*Written problem:* Repeat the data below exactly, dropping any pictures it holds.

*Supplied material:*
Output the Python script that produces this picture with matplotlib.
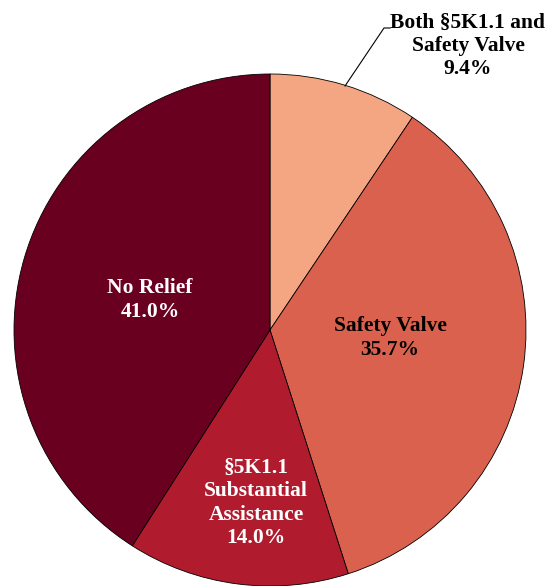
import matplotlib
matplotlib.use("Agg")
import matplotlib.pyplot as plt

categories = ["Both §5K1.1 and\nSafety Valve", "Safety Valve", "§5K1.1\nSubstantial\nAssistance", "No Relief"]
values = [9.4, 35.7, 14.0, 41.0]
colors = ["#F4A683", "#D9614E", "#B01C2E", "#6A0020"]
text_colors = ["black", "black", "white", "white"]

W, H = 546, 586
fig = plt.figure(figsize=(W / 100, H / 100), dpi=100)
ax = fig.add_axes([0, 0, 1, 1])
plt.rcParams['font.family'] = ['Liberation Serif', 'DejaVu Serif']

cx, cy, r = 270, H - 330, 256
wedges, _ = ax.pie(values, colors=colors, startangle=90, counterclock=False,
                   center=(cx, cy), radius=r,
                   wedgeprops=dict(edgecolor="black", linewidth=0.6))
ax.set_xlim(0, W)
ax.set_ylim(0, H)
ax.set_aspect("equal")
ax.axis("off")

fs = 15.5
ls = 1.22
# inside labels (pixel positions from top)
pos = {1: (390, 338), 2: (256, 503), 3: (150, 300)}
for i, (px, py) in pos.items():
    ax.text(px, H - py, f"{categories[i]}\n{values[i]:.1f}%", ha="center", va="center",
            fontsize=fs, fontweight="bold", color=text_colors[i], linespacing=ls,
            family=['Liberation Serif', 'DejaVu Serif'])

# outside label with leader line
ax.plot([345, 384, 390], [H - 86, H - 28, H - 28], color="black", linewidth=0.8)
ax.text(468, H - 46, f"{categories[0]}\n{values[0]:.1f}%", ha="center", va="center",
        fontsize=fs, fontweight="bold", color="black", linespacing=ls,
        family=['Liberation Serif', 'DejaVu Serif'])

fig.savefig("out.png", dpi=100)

*Response below:*
Output the Python script that produces this picture with matplotlib.
import matplotlib
matplotlib.use("Agg")
import matplotlib.pyplot as plt

categories = ["Both §5K1.1 and\nSafety Valve", "Safety Valve", "§5K1.1\nSubstantial\nAssistance", "No Relief"]
values = [9.4, 35.7, 14.0, 41.0]
colors = ["#F4A683", "#D9614E", "#B01C2E", "#6A0020"]
text_colors = ["black", "black", "white", "white"]

W, H = 546, 586
fig = plt.figure(figsize=(W / 100, H / 100), dpi=100)
ax = fig.add_axes([0, 0, 1, 1])
plt.rcParams['font.family'] = ['Liberation Serif', 'DejaVu Serif']

cx, cy, r = 270, H - 330, 256
wedges, _ = ax.pie(values, colors=colors, startangle=90, counterclock=False,
                   center=(cx, cy), radius=r,
                   wedgeprops=dict(edgecolor="black", linewidth=0.6))
ax.set_xlim(0, W)
ax.set_ylim(0, H)
ax.set_aspect("equal")
ax.axis("off")

fs = 15.5
ls = 1.22
# inside labels (pixel positions from top)
pos = {1: (390, 338), 2: (256, 503), 3: (150, 300)}
for i, (px, py) in pos.items():
    ax.text(px, H - py, f"{categories[i]}\n{values[i]:.1f}%", ha="center", va="center",
            fontsize=fs, fontweight="bold", color=text_colors[i], linespacing=ls,
            family=['Liberation Serif', 'DejaVu Serif'])

# outside label with leader line
ax.plot([345, 384, 390], [H - 86, H - 28, H - 28], color="black", linewidth=0.8)
ax.text(468, H - 46, f"{categories[0]}\n{values[0]:.1f}%", ha="center", va="center",
        fontsize=fs, fontweight="bold", color="black", linespacing=ls,
        family=['Liberation Serif', 'DejaVu Serif'])

fig.savefig("out.png", dpi=100)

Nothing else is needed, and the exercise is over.